Dynamic Load Balancing — Adaptive Routing for AI Fabrics
Static-hash ECMP was built for north-south web traffic, not GPU collectives. OcNOS Dynamic Load Balancing (DLB) re-bins flowlets onto less-congested paths in sub-millisecond intervals — closing the gap between Ethernet and InfiniBand for distributed training workloads.
Adaptive Routing on a Leaf-Spine Fabric
A 4-spine, 2-leaf slice carrying GPU AllReduce traffic. DLB measures local egress queue depth in real time. When Spine-3 saturates, the leaf re-bins the next flowlet onto Spine-2 — keeping all four uplinks balanced.

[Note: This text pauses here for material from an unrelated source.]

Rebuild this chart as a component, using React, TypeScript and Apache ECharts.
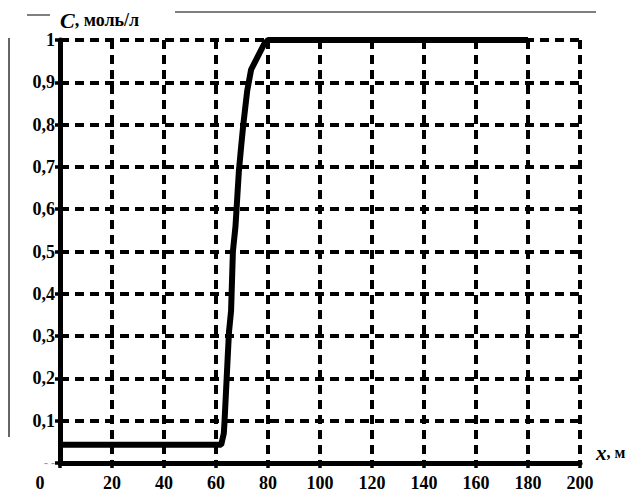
import React, { useEffect, useRef } from "react";
import * as echarts from "echarts";

const xTicks = [0, 20, 40, 60, 80, 100, 120, 140, 160, 180, 200];
const yTicks = [0, 0.1, 0.2, 0.3, 0.4, 0.5, 0.6, 0.7, 0.8, 0.9, 1];
const curveX = [0, 62, 63, 63.3, 64.5, 65, 65.8, 66.5, 67.5, 68.8, 69.7, 70.5, 72, 73.5, 76, 78.5, 80, 180];
const curveC = [0.043, 0.043, 0.07, 0.1, 0.25, 0.31, 0.36, 0.5, 0.56, 0.69, 0.75, 0.8, 0.88, 0.93, 0.96, 0.99, 1, 1];

const FONT = "Liberation Serif";

export default function App() {
  const ref = useRef<HTMLDivElement>(null);
  useEffect(() => {
    if (!ref.current) return;
    const chart = echarts.init(ref.current, null, { renderer: "svg" });
    const data = curveX.map((x, i) => [x, curveC[i]]);
    chart.setOption({
      animation: false,
      backgroundColor: "#fff",
      textStyle: { fontFamily: FONT },
      grid: { left: 60, right: 62, top: 40, bottom: 32 },
      xAxis: {
        type: "value",
        min: xTicks[0],
        max: xTicks[xTicks.length - 1],
        interval: 20,
        name: "{i|x}{b|, м}",
        nameLocation: "end",
        nameGap: 16,
        nameTextStyle: {
          fontFamily: FONT,
          verticalAlign: "bottom",
          rich: {
            i: { fontFamily: FONT, fontStyle: "italic", fontWeight: "bold", fontSize: 21, color: "#000" },
            b: { fontFamily: FONT, fontWeight: "bold", fontSize: 16, color: "#000" },
          },
        },
        axisLine: { show: true, lineStyle: { color: "#000", width: 5 } },
        axisTick: { show: true, length: 5, lineStyle: { color: "#000", width: 3.5 } },
        axisLabel: {
          margin: 11,
          formatter: (v: number) => (v === 0 ? "{z|0}" : String(v)),
          fontFamily: FONT,
          fontWeight: "bold",
          fontSize: 18,
          color: "#000",
          rich: {
            z: { fontFamily: FONT, fontWeight: "bold", fontSize: 18, color: "#000", padding: [0, 40, 0, 0] },
          },
        },
        splitLine: { show: true, lineStyle: { color: "#000", width: 4, type: [9, 6] } },
      },
      yAxis: {
        type: "value",
        min: yTicks[0],
        max: yTicks[yTicks.length - 1],
        interval: 0.1,
        name: "{i|C}{b|, моль/л}",
        nameLocation: "end",
        nameGap: 8,
        nameTextStyle: {
          fontFamily: FONT,
          align: "left",
          verticalAlign: "bottom",
          rich: {
            i: { fontFamily: FONT, fontStyle: "italic", fontWeight: "bold", fontSize: 22, color: "#000" },
            b: { fontFamily: FONT, fontWeight: "bold", fontSize: 18, color: "#000" },
          },
        },
        axisLine: { show: true, lineStyle: { color: "#000", width: 5 } },
        axisTick: { show: true, length: 5, lineStyle: { color: "#000", width: 3.5 } },
        axisLabel: {
          margin: 5,
          formatter: (v: number) => (v === 0 ? "{g|- -}" : String(Math.round(v * 10) / 10).replace(".", ",")),
          fontFamily: FONT,
          fontWeight: "bold",
          fontSize: 18,
          color: "#000",
          rich: { g: { color: "#999", fontSize: 12, fontFamily: FONT } },
        },
        splitLine: { show: true, lineStyle: { color: "#000", width: 4, type: [9, 6] } },
      },
      series: [
        {
          type: "line",
          data,
          symbol: "none",
          lineStyle: { color: "#000", width: 6 },
          z: 5,
        },
      ],
      graphic: [
        { type: "line", shape: { x1: 9, y1: 38, x2: 9, y2: 437 }, style: { stroke: "#333", lineWidth: 1.5 } },
        { type: "line", shape: { x1: 175, y1: 12, x2: 596, y2: 12 }, style: { stroke: "#555", lineWidth: 1.5 } },
        { type: "line", shape: { x1: 27, y1: 15, x2: 50, y2: 15 }, style: { stroke: "#555", lineWidth: 1.5 } },
      ],
    });
    return () => chart.dispose();
  }, []);
  return <div ref={ref} style={{ width: 642, height: 495, position: "absolute", left: 0, top: 0 }} />;
}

Why static ECMP fails on AI fabrics
Standard ECMP picks an egress port by hashing the 5-tuple at flow start and pinning the flow there for its entire lifetime. On north-south web traffic — millions of short-lived flows — the law of large numbers smooths utilisation across paths. On an AI fabric, you have a small number of elephant flows from GPU collectives (AllReduce, AllGather, All-to-All) that each consume an entire 400G or 800G uplink for seconds at a time. Two elephants hashed onto the same uplink will collide for the duration of the operation, while another uplink sits idle.
The result is hash polarisation: measured fabric utilisation around 50–60% with random hot-spots, and tail-latency outliers that stall the entire training job. DLB closes this gap by re-evaluating the path decision on every flowlet — a sub-flow chunk delimited by a small inter-packet gap — using live egress queue-depth and port-utilisation telemetry from the ASIC.
The OcNOS DLB implementation
Sub-millisecond gap timer
ASIC-native flowlet inactivity timer (typical 16–256 µs) splits long elephant flows into chunks safe to spray across paths without TCP/RoCEv2 reordering.
Live queue-depth feedback
DLB consumes per-egress port queue-occupancy and link-utilisation signals from the Tomahawk pipeline to score every ECMP next-hop in real time.
Adaptive next-hop selection
On flowlet boundary, the highest-quality member is selected. Member quality is recomputed every few microseconds, so a saturated spine drops out of the candidate set within one flowlet.
Co-tuned with PFC & ECN
DLB integrates with the RoCEv2 lossless stack — PFC, ECN/DCQCN, headroom math — so flowlet rebinding happens before pause frames propagate upstream.
gNMI export
Per-member rebind counts, flowlet-gap distributions, and member quality scores stream over gNMI dial-out for closed-loop fabric tuning.
TH4 / TH5 native
Validated on Broadcom Tomahawk 4 (25.6T) and Tomahawk 5 (51.2T) spine platforms — 64×400G and 64×800G port configurations — with no software fast-path penalty.
What DLB delivers in production AI fabrics
- Higher utilisation. Field measurements move fabric utilisation from ~55% on static ECMP toward 90%+ on the same hardware — without buying more uplinks.
- Lower tail latency. P99.9 collective completion time tightens because no single link saturates while others sit idle.
- Faster training. Less GPU idle time waiting on the slowest rank means measurable wall-clock improvement on AllReduce-heavy workloads.
- No NIC changes. DLB lives in the switch ASIC. Existing RoCEv2 NICs and NCCL stacks see correct in-order delivery without code changes.
- One license. DLB is part of the OcNOS-DC PLUS SKU — same image, same support contract, no per-feature add-on.